§ The exercise:
Repeat the listing exactly as given, omitting every image.

§ Source excerpt:
_____

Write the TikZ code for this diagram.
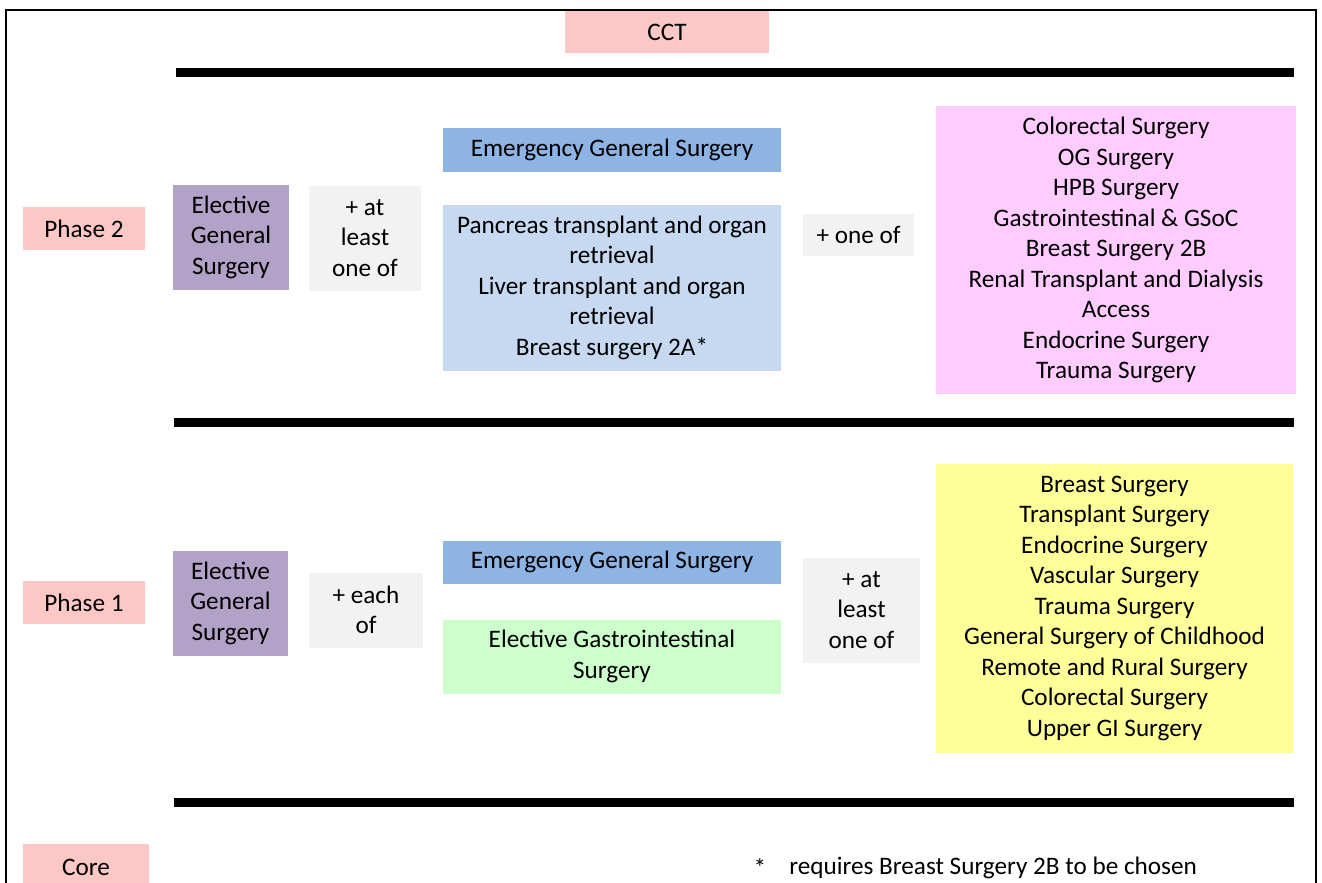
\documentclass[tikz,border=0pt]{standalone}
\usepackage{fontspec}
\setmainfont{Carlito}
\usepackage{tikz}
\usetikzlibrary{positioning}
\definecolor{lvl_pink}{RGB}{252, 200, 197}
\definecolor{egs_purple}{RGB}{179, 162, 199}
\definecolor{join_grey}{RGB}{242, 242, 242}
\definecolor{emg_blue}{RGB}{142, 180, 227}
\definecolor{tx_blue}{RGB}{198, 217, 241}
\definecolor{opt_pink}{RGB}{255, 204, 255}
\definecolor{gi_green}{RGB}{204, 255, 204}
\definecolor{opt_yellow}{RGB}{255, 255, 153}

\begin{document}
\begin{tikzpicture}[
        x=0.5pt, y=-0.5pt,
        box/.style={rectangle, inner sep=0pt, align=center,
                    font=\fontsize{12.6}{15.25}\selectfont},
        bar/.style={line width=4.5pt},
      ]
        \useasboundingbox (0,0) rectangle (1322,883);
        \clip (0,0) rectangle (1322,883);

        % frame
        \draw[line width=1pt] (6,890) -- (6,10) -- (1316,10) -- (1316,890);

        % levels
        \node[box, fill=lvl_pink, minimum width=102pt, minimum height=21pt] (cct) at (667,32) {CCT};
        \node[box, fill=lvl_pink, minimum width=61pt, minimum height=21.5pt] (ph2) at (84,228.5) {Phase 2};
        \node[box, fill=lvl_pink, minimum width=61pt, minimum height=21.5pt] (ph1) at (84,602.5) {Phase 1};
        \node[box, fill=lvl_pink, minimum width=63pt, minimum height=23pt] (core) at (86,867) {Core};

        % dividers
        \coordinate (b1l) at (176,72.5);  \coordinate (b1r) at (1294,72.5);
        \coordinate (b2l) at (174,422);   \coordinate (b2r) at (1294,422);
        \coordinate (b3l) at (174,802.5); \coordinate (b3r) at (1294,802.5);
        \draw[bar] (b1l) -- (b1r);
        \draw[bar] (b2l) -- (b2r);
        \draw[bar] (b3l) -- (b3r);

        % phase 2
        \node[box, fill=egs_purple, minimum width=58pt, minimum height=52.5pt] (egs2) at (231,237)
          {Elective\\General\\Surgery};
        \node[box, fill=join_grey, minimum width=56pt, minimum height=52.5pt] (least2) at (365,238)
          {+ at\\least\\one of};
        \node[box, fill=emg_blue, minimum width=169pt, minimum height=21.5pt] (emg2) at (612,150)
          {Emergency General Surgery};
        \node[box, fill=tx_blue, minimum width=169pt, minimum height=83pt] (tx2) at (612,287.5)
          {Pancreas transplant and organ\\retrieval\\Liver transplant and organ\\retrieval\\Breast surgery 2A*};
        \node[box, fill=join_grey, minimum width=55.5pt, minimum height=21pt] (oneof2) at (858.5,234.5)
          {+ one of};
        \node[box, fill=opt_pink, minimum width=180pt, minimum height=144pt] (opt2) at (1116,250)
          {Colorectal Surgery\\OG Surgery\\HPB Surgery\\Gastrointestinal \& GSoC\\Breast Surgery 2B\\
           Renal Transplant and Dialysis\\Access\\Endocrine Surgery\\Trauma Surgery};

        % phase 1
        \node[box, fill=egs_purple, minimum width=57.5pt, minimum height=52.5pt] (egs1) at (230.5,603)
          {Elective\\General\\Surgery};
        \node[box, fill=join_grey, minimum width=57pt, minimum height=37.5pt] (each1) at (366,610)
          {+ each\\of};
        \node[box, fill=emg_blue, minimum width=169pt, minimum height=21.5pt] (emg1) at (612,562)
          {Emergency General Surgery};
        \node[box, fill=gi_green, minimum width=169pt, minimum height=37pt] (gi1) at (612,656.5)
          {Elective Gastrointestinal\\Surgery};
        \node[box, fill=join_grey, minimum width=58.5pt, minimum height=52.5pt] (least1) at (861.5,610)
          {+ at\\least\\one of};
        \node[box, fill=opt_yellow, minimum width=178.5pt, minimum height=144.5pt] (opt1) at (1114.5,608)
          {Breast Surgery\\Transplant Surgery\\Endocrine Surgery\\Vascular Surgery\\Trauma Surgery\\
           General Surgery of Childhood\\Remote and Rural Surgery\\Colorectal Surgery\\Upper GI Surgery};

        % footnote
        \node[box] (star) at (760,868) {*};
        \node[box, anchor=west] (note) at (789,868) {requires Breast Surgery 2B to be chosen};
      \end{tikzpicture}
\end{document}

_____

§ Solution to the problem:
Write the TikZ code for this diagram.
\documentclass[tikz,border=0pt]{standalone}
\usepackage{fontspec}
\setmainfont{Carlito}
\usepackage{tikz}
\usetikzlibrary{positioning}
\definecolor{lvl_pink}{RGB}{252, 200, 197}
\definecolor{egs_purple}{RGB}{179, 162, 199}
\definecolor{join_grey}{RGB}{242, 242, 242}
\definecolor{emg_blue}{RGB}{142, 180, 227}
\definecolor{tx_blue}{RGB}{198, 217, 241}
\definecolor{opt_pink}{RGB}{255, 204, 255}
\definecolor{gi_green}{RGB}{204, 255, 204}
\definecolor{opt_yellow}{RGB}{255, 255, 153}

\begin{document}
\begin{tikzpicture}[
        x=0.5pt, y=-0.5pt,
        box/.style={rectangle, inner sep=0pt, align=center,
                    font=\fontsize{12.6}{15.25}\selectfont},
        bar/.style={line width=4.5pt},
      ]
        \useasboundingbox (0,0) rectangle (1322,883);
        \clip (0,0) rectangle (1322,883);

        % frame
        \draw[line width=1pt] (6,890) -- (6,10) -- (1316,10) -- (1316,890);

        % levels
        \node[box, fill=lvl_pink, minimum width=102pt, minimum height=21pt] (cct) at (667,32) {CCT};
        \node[box, fill=lvl_pink, minimum width=61pt, minimum height=21.5pt] (ph2) at (84,228.5) {Phase 2};
        \node[box, fill=lvl_pink, minimum width=61pt, minimum height=21.5pt] (ph1) at (84,602.5) {Phase 1};
        \node[box, fill=lvl_pink, minimum width=63pt, minimum height=23pt] (core) at (86,867) {Core};

        % dividers
        \coordinate (b1l) at (176,72.5);  \coordinate (b1r) at (1294,72.5);
        \coordinate (b2l) at (174,422);   \coordinate (b2r) at (1294,422);
        \coordinate (b3l) at (174,802.5); \coordinate (b3r) at (1294,802.5);
        \draw[bar] (b1l) -- (b1r);
        \draw[bar] (b2l) -- (b2r);
        \draw[bar] (b3l) -- (b3r);

        % phase 2
        \node[box, fill=egs_purple, minimum width=58pt, minimum height=52.5pt] (egs2) at (231,237)
          {Elective\\General\\Surgery};
        \node[box, fill=join_grey, minimum width=56pt, minimum height=52.5pt] (least2) at (365,238)
          {+ at\\least\\one of};
        \node[box, fill=emg_blue, minimum width=169pt, minimum height=21.5pt] (emg2) at (612,150)
          {Emergency General Surgery};
        \node[box, fill=tx_blue, minimum width=169pt, minimum height=83pt] (tx2) at (612,287.5)
          {Pancreas transplant and organ\\retrieval\\Liver transplant and organ\\retrieval\\Breast surgery 2A*};
        \node[box, fill=join_grey, minimum width=55.5pt, minimum height=21pt] (oneof2) at (858.5,234.5)
          {+ one of};
        \node[box, fill=opt_pink, minimum width=180pt, minimum height=144pt] (opt2) at (1116,250)
          {Colorectal Surgery\\OG Surgery\\HPB Surgery\\Gastrointestinal \& GSoC\\Breast Surgery 2B\\
           Renal Transplant and Dialysis\\Access\\Endocrine Surgery\\Trauma Surgery};

        % phase 1
        \node[box, fill=egs_purple, minimum width=57.5pt, minimum height=52.5pt] (egs1) at (230.5,603)
          {Elective\\General\\Surgery};
        \node[box, fill=join_grey, minimum width=57pt, minimum height=37.5pt] (each1) at (366,610)
          {+ each\\of};
        \node[box, fill=emg_blue, minimum width=169pt, minimum height=21.5pt] (emg1) at (612,562)
          {Emergency General Surgery};
        \node[box, fill=gi_green, minimum width=169pt, minimum height=37pt] (gi1) at (612,656.5)
          {Elective Gastrointestinal\\Surgery};
        \node[box, fill=join_grey, minimum width=58.5pt, minimum height=52.5pt] (least1) at (861.5,610)
          {+ at\\least\\one of};
        \node[box, fill=opt_yellow, minimum width=178.5pt, minimum height=144.5pt] (opt1) at (1114.5,608)
          {Breast Surgery\\Transplant Surgery\\Endocrine Surgery\\Vascular Surgery\\Trauma Surgery\\
           General Surgery of Childhood\\Remote and Rural Surgery\\Colorectal Surgery\\Upper GI Surgery};

        % footnote
        \node[box] (star) at (760,868) {*};
        \node[box, anchor=west] (note) at (789,868) {requires Breast Surgery 2B to be chosen};
      \end{tikzpicture}
\end{document}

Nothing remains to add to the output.